The parents remain mystified by this child, and the reader may feel the same way. But now, at least, the reader understands why Mary and Joseph do not understand their son. Mary knows the blessings and curses, the good and the bad that her strange child can do, and the combination has left her, like the reader, at a loss. Mary’s own reproach of Jesus becomes in context a moment of sincere and reflective probing, a knowing question about not knowing: “Child, what have you done to us?” It also echoes the father’s earlier interrogation of his five-year-old son: “Why do you say such things?”59 The result, I submit, is a complex and sympathetic rendering of the parents in the “Finding of Jesus.” As the Infancy Gospel tells it, Mary and Joseph arrive at the temple, hearts filled with anxiety, minds filled with questions about Jesus’ disruptive childhood. They hope for the best and fear the worst.

Will Jesus, Mary, and Joseph remain a family? It is composed of a father who is not quite a father, a mother who is not quite a mother, and a son who is not quite a son. When Jesus denies Mary and Joseph their claims as parents by appealing to “the things of his father,” he also disavows his place in their family as son. Each member of the trio stands askew of stable roles of father, mother, and son, which is why the move that the Infancy Gospel makes here, the way that it alters its source material, is crucial. Only here, in the Infancy Gospel, do scribes and Pharisees arrive to ask Mary the key question—the only one that matters: “Are you the mother of this child?” Mary, who had been rebuffed by Jesus only a moment earlier, steps into the void: “I am,” she replies.60

Mary makes her choice. She will remain his mother. What will Jesus choose? Like the Gospel of Luke, the Infancy Gospel reports, “Then Jesus rose from there and followed his mother and was obedient to his parents.”61 The twelve-year-old Jesus, so recently prepared to abandon Mary and Joseph and live instead in the house of God, his father, suddenly turns about. When commentators discuss the parallel verse in the Lukan version (Luke 2:51), they focus on the “obedience” of the child. But what about the return home? In the Gospel of Luke, the prior family life of Jesus is not reported, so readers are left on their own to imagine what it might have once entailed and how it could be different after the scene in the temple. The Infancy Gospel, by contrast, fills in the space. It shows the good and the bad that took place during the previous seven years. What kind of home life awaits this family when they travel back to Nazareth? More of the same, or will things be different?

* * *

It is tempting to find something timeless in the Lukan story of the “Finding of Jesus.” If François Bovon succumbs, he does so thoughtfully and humanely: “He does not do what his parents expect; he does what they do not wish. This makes them suffer, and women, above all, can identify with Mary’s question: ‘Child, why have you treated us (ἡμĩν) like this?’ Like an adolescent, Jesus does not give in. He asserts his opinion with absolute matter-of-factness. As often in generational conflicts, the parents do not understand their children at the close of the argument, and, as often in such cases, the father remains silent.”62 This is a poignant reading of a tense moment of familial strain that is usually underappreciated in the rush to explicate Jesus’ reference to “the things of my father.” Sometimes, to be sure, the truth of human experience breaks through in the canonical gospels, and Luke 2:41–52 may be one of those moments. But Bovon’s attention to some possibilities neglects other aspects of the story, especially the rhetorical drumbeat of parental failure. The ignorance of Mary and Joseph is more than typical—it is spectacular.
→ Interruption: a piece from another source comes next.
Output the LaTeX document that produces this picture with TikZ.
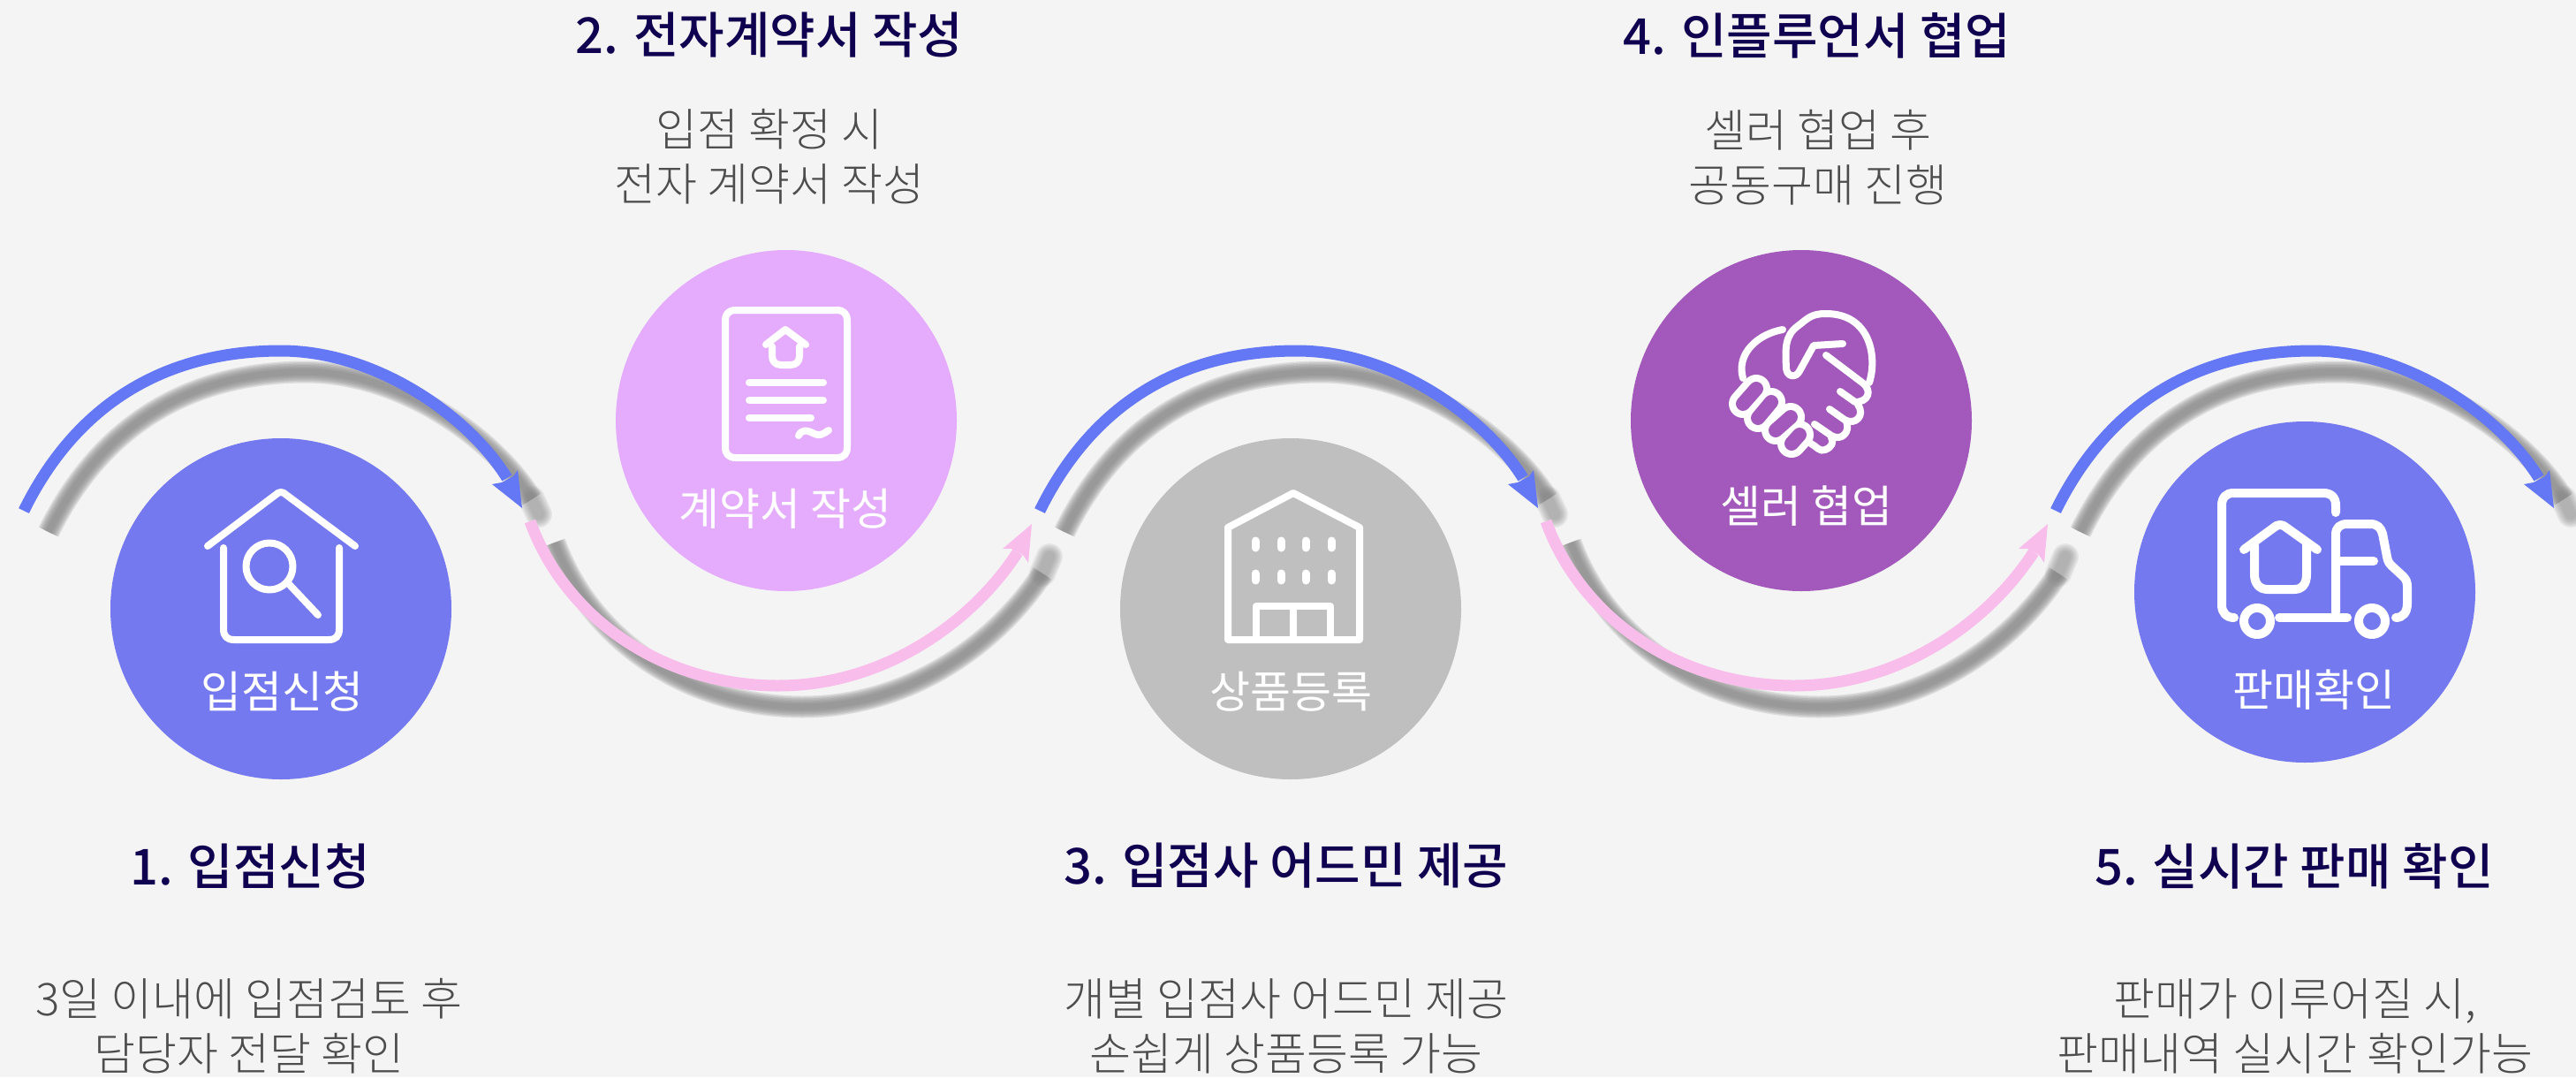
\documentclass[tikz,border=0pt]{standalone}
\usepackage{fontspec}
\setmainfont{Noto Sans CJK KR}
\newfontfamily\krlight{Noto Sans CJK KR Light}
\newfontfamily\krmedium{Noto Sans CJK KR Medium}
\definecolor{bgc}{HTML}{F4F4F4}
\definecolor{arcblue}{HTML}{6478F6}
\definecolor{arcpink}{HTML}{F9BDEC}
\definecolor{cblue}{HTML}{7579EF}
\definecolor{clilac}{HTML}{E5ACFE}
\definecolor{cgrey}{HTML}{BFBFBF}
\definecolor{cpurple}{HTML}{A259BB}
\definecolor{headc}{HTML}{0F0050}
\definecolor{bodyc}{HTML}{4D4D4D}
\definecolor{shadc}{HTML}{888888}
\tikzset{
  disc/.style={circle,minimum size=386pt,inner sep=0pt,draw=none},
  disclabel/.style={text=white,inner sep=0pt,font=\fontsize{50}{60}\selectfont},
  headline/.style={text=headc,inner sep=0pt,font=\krmedium\fontsize{56}{66}\selectfont},
  bodytext/.style={text=bodyc,inner sep=0pt,align=center,font=\krlight\fontsize{51}{62}\selectfont},
  icon/.style={draw=white,line width=8pt,line cap=round,line join=round},
  wave/.style={line width=13pt,line cap=butt},
  shadowstroke/.style={shadc,opacity=.22,line cap=butt},
}
\def\bluepath{(27,578) .. controls (90,450) and (195,397) .. (318,397) .. controls (425,397) and (530,470) .. (574,541)}
\def\bluehead{(591,575) -- (557,548) -- (568,546) -- (581,539) -- (586,532) -- cycle}
\def\pinkpath{(600,590) .. controls (640,700) and (750,776) .. (881,776) .. controls (1000,776) and (1100,705) .. (1152,625)}
\def\pinkhead{(1168,593) -- (1135,621) -- (1145,621) -- (1158,628) -- (1164,637) -- cycle}
\begin{document}
\begin{tikzpicture}[x=1pt,y=-1pt]
\useasboundingbox (0,0) rectangle (2916,1219);
\fill[bgc] (0,0) rectangle (2916,1219);
\clip (0,0) rectangle (2916,1219);
% shadows
\foreach \dx in {0,1150,2300}{
  \begin{scope}[shift={(\dx+28,24)}]
    \foreach \w in {25,22,19,16,13,10,7}{
      \draw[shadowstroke,line width=\w pt] \bluepath;
      \draw[shadowstroke,opacity=.12,line width=\w pt+5pt,line cap=round] (574,541) -- (582,558);
    }
  \end{scope}
}
\foreach \dx in {0,1150}{
  \begin{scope}[shift={(\dx+28,24)}]
    \foreach \w in {25,22,19,16,13,10,7}{
      \draw[shadowstroke,line width=\w pt] \pinkpath;
      \draw[shadowstroke,opacity=.12,line width=\w pt+5pt,line cap=round] (1152,625) -- (1160,606);
    }
  \end{scope}
}
% waves
\foreach \dx in {0,1150,2300}{
  \begin{scope}[xshift=\dx pt]
    \draw[arcblue,wave] \bluepath;
    \fill[arcblue] \bluehead;
  \end{scope}
}
\foreach \dx in {0,1150}{
  \begin{scope}[xshift=\dx pt]
    \draw[arcpink,wave] \pinkpath;
    \fill[arcpink] \pinkhead;
  \end{scope}
}
% discs
\node[disc,fill=cblue]   (c1) at (318,689) {};
\node[disc,fill=clilac]  (c2) at (890,476) {};
\node[disc,fill=cgrey]   (c3) at (1461,689) {};
\node[disc,fill=cpurple] (c4) at (2039,476) {};
\node[disc,fill=cblue]   (c5) at (2609,670) {};
% labels in discs
\node[disclabel] (l1) at (319,783) {입점신청};
\node[disclabel] (l2) at (889,576) {계약서 작성};
\node[disclabel] (l3) at (1461,783) {상품등록};
\node[disclabel] (l4) at (2045,573) {셀러 협업};
\node[disclabel] (l5) at (2619,781) {판매확인};
% headings
\node[headline] (h1) at (283,980) {1. 입점신청};
\node[headline] (h2) at (871,40) {2. 전자계약서 작성};
\node[headline] (h3) at (1456,980) {3. 입점사 어드민 제공};
\node[headline] (h4) at (2057,40) {4. 인플루언서 협업};
\node[headline] (h5) at (2597,980) {5. 실시간 판매 확인};
% body
\node[bodytext] (b1) at (282,1161) {3일 이내에 입점검토 후\\담당자 전달 확인};
\node[bodytext] (b2) at (871,177) {입점 확정 시\\전자 계약서 작성};
\node[bodytext] (b3) at (1456,1161) {개별 입점사 어드민 제공\\손쉽게 상품등록 가능};
\node[bodytext] (b4) at (2058,178) {셀러 협업 후\\공동구매 진행};
\node[bodytext] (b5) at (2598,1161) {판매가 이루어질 시,\\판매내역 실시간 확인가능};
% icon 1
\draw[icon] (235,618) -- (312,560) .. controls (316,556) and (320,556) .. (324,560) -- (402,618);
\draw[icon] (253,620) -- (253,712) .. controls (253,720) and (257,724) .. (265,724) -- (372,724) .. controls (380,724) and (384,720) .. (384,712) -- (384,620);
\draw[icon] (305,641) circle (26.5);
\draw[icon] (327,661) -- (360,696);
% icon 2
\draw[icon] (821,363) .. controls (821,355) and (825,351) .. (833,351) -- (947,351) .. controls (955,351) and (959,355) .. (959,363) -- (959,506) .. controls (959,514) and (955,518) .. (947,518) -- (833,518) .. controls (825,518) and (821,514) .. (821,506) -- cycle;
\draw[icon] (867,390) -- (889,373) -- (912,390);
\draw[icon] (874,392) -- (874,403) .. controls (874,409) and (878,413) .. (884,413) -- (895,413) .. controls (901,413) and (905,409) .. (905,403) -- (905,392);
\draw[icon] (848,433) -- (932,433);
\draw[icon] (848,453) -- (932,453);
\draw[icon] (848,473) -- (918,473);
\draw[icon] (904,493) .. controls (908,485) and (914,487) .. (922,491) .. controls (928,494) and (932,491) .. (938,487);
% icon 3
\draw[icon] (1390,724) -- (1390,597) -- (1464,558) -- (1539,597) -- (1539,724) -- cycle;
\foreach \wx in {1421,1450,1478,1507}{
  \draw[icon,line width=9pt] (\wx,612) -- (\wx,620);
  \draw[icon,line width=9pt] (\wx,649) -- (\wx,657);
}
\draw[icon] (1422,724) -- (1422,686) -- (1506,686) -- (1506,724);
\draw[icon] (1464,686) -- (1464,724);
% icon 4
\draw[icon] (2018,373) .. controls (1990,378) and (1965,400) .. (1973,428);
\draw[icon] (2116,433) .. controls (2125,405) and (2118,355) .. (2067,355) .. controls (2050,355) and (2047,360) .. (2035,369) .. controls (2020,380) and (2021,395) .. (2022,417) .. controls (2023,427) and (2033,428) .. (2037,420) -- (2053,391) -- (2086,389);
\draw[icon] (2067,402) -- (2108,433) .. controls (2120,442) and (2115,455) .. (2100,455) -- (2083,443);
\draw[icon] (2071,463) -- (2088,475) .. controls (2100,482) and (2112,470) .. (2103,458);
\draw[icon] (2054,480) -- (2073,493) .. controls (2085,500) and (2095,488) .. (2090,477);
\draw[icon] (2050,502) .. controls (2056,505) and (2060,512) .. (2066,509) .. controls (2074,506) and (2076,500) .. (2073,495);
\foreach \sa/\sb in {{(1973,457)}/{(1988,440)},{(1990,473)}/{(2005,455)},{(2010,487)}/{(2027,472)},{(2028,502)}/{(2037,492)}}{
  \draw[white,line width=32pt,line cap=round] \sa -- \sb;
}
\foreach \sa/\sb in {{(1973,457)}/{(1988,440)},{(1990,473)}/{(2005,455)},{(2010,487)}/{(2027,472)},{(2028,502)}/{(2037,492)}}{
  \draw[cpurple,line width=16pt,line cap=round] \sa -- \sb;
}
% icon 5
\begin{scope}[icon,line width=10pt]
\draw (2529,699) .. controls (2520,699) and (2515,693) .. (2515,685) -- (2515,572) .. controls (2515,563) and (2520,558) .. (2528,558) -- (2630,558) .. controls (2639,558) and (2644,563) .. (2644,572) -- (2644,580);
\draw (2540,622) -- (2574,597) .. controls (2578,593) and (2584,593) .. (2588,597) -- (2623,622);
\draw (2552,617) -- (2552,650) .. controls (2552,661) and (2558,667) .. (2567,667) -- (2597,667) .. controls (2606,667) and (2611,661) .. (2611,650) -- (2611,617);
\draw (2644,693) -- (2644,605) .. controls (2644,597) and (2649,593) .. (2657,593) -- (2683,593) .. controls (2691,593) and (2695,597) .. (2697,604) -- (2702,630) .. controls (2703,636) and (2705,638) .. (2708,641) -- (2720,652) .. controls (2724,656) and (2725,659) .. (2725,664) -- (2725,683) .. controls (2725,693) and (2720,699) .. (2712,699);
\draw (2644,635) -- (2687,635);
\draw (2580,699) -- (2657,699);
\draw (2555,703) circle (15);
\draw (2685,703) circle (15);
\end{scope}
\end{tikzpicture}
\end{document}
The Infancy Gospel offers readers the prelude to this confrontation in the “Finding of Jesus,” anticipating but not resolving domestic misunderstanding. As such, the Infancy Gospel resists a didactic approach that would find in the childhood stories a straightforward lesson about Jesus or the faith of the readers.63 The gospel is characterized instead by ambiguity and suspenseful gaps, reminding readers of what human beings do not know. In the face of acts of divine power and expressions of divine knowledge, mortal understanding reaches its limits. The family of Mary, Joseph, and Jesus, tested by these limits, accepts uncertainty and chooses to remain together. It is a tense and sometimes dysfunctional household, but a household nonetheless. This depiction of family life is not in line with the rigid definitions of a patriarchal hierarchy espoused by the Pastoral Epistles. But neither is it consistent with the “apostolic love triangle” of the Apocryphal Acts, which denies the worth of spousal and parental relationships. The Infancy Gospel, which portrays and seems to accept the static on the lines between members of the household, puts a fair amount of distance between it and other early Christian models of family life.

Why? Because we know so little about the specific historical circumstances of the writing and telling of the Infancy Gospel of Thomas, answers to this question must remain incomplete. In this chapter, I have suggested that it has something to do with ambiguity in the Lukan childhood account. So too it reflects what can be spotted in biblical narrative, another important source of storytelling for the family gospels, in the contrast between divine omniscience and human ignorance. It may also articulate a sense of the fragile position of Christianity, a new and strange religion, amid more time-tested claims of religious knowledge.64 In skillful hands and before a sympathetic audience, incomprehensibility could be turned to advantage. The religion about “Christ crucified,” Paul insists, is “a stumbling block to the Jews and foolishness to the Greeks” (1 Cor 1:23). In other words, the story of Jesus does not make sense, and that proves that it is true. Perhaps this is why the Lukan image of a clueless Mary and Joseph first captured the imagination of the author of the Infancy Gospel. The twelve-year-old Jesus, touched by heaven and thus mysterious, was a puzzle—even to, especially to, his parents.